When I met her at school pick up that afternoon, she was over the moon. She had been able to buy ice creams for two of her classmates who otherwise would have gone without. I was so proud of her thoughtfulness and generosity – and very pleased that our money lesson seems to be resonating with her.”
Teaching your children about money can sometimes feel tricky, but there’s no need to overcomplicate it. Here are three ways you can start to introduce them to the idea of giving today.
1. LEAD BY EXAMPLE
“We know that children’s learning is developed by observation, so having a positive role model is really important for a young person,” says Russel Winnard, the Director of Financial Education Programmes and Services at Young Money. “Of course, it’s got to be for individual parents to consider what they are able to do, but with respect to money management if parents can lead by example, and show they’re making appropriate decisions, research shows that young people will learn from it.”
2. IT'S GOOD TO TALK
Again, giving doesn’t have to mean giving money if you’re not in a position to do so.
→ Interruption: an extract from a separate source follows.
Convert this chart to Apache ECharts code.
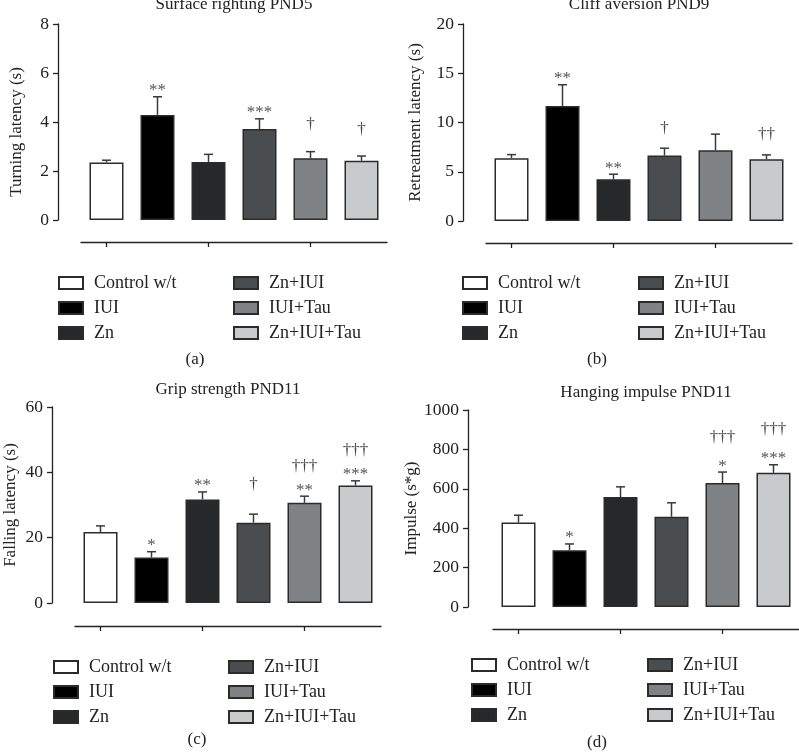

Most adults give in other ways on a daily basis, so make them a discussion point with your child, whether that’s holding the door for the person behind you, offering food to a homeless person, donating an old jacket to a winter coat appeal or offering to mow an elderly neighbour’s lawn. By observing your behaviour they will begin to understand that they too can give their time and energy to help others.
3. GET YOUR CHILD INVOLVED
Make use of our activity sheet, The Gift of Giving, which has lots of ideas on how to approach this topic with your youngsters. Like anything, if you make the topic fun and spend some quality time with them, children will be much more receptive.